Until Tate Modern opened in 2000, London was the only major European city without a public art gallery for modern and contemporary art. Britain was resolutely philistine about the visual as epitomized by a controversy in 1976 triggered by the display of Carl Andre’s Equivalent VIII (1966) as a recent acquisition at the Tate Gallery in Millbank (now Tate Britain). The Evening Standard referred to the sculpture as a “pile of bricks.” Public outrage and protest focused on the expenditure of “tax payers’ money” on this Minimalist work made of manufactured bricks. Evidently, much needed to change before a museum of modern art would be welcome in London. Private funds would be required in order for public collections to acquire modern and contemporary art, and ultimately to support a London museum dedicated to its display.

In 1984 the Tate’s annual Turner Prize for new art was founded with the long-term goal of creating an open and understanding climate for modern and contemporary art. By the mid-nineties, thanks to the nominated Young British Artists’ high profile and pulling power, the Turner Prize had become a major annual event, with record-breaking numbers of visitors to the Tate’s exhibition of short-listed artists, and its gala dinners and prize-giving ceremonies avidly attended and covered, with the likes of Madonna presenting the prize. The purpose of the Turner Prize was accomplished, thanks in great part to the YBAs, and the public made ready for the opening of Tate Modern.

“Art is power”

Tate Modern from the Millennium Bridge, photo: Michael Day (CC BY-NC 2.0)

Tate Modern from the Millennium Bridge, photo: Michael Day (CC BY-NC 2.0)

When Tate Modern (a museum dedicated to modern and contemporary art) opened in London in May 2000, its launch party for 4,000 people was the hottest ticket in town, and broadcast live on the BBC. Invitations were said to be changing hands for up to £1,000 and some left town rather than admit they were not on the list. “Everyone” was there, yet it was the Young British Artists who had done so much with their talent, energy and glamour to bring the art world’s focus to London for the first time in centuries (and to create a climate of acceptance for contemporary art), who provided the stardust. The YBAs ensured that Tate Modern’s opening party was the place to be and the museum was an instant success, with visitor numbers vastly higher than anticipated.
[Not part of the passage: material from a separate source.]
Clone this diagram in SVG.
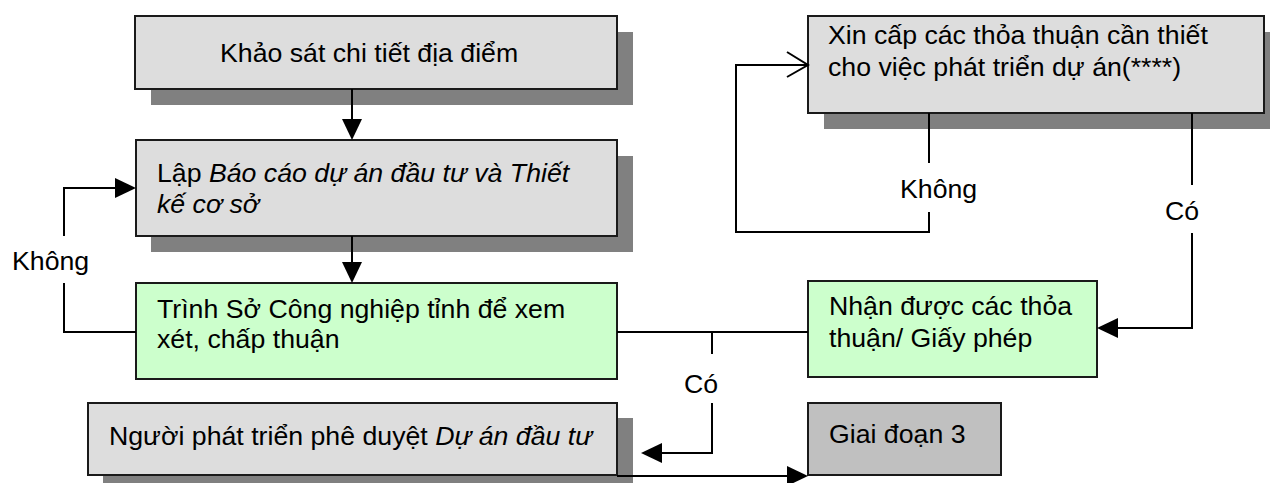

As the artistic duo Gilbert & George said as they opened the building earlier that day in front of the Queen of England, “Art is power.” The YBAs ruled the establishment: the artists were celebrities and everyone wanted to know more about them. And that, for a while, was how I made my living. Then it all suddenly came to an end, with 9/11 as a marker. Shortly after the twin tower attacks, Charles Saatchi closed the private gallery that had done so much to incubate the YBA movement, and there was a sense of moving on. I went into teaching and now teach the work of many of the artists I interviewed. The young adults I teach are consistently fascinated by the YBAs’ work, which speaks very strongly to them, and convinces me that even now—long after the parties and the scene have faded—the work itself will endure and stand the test of time.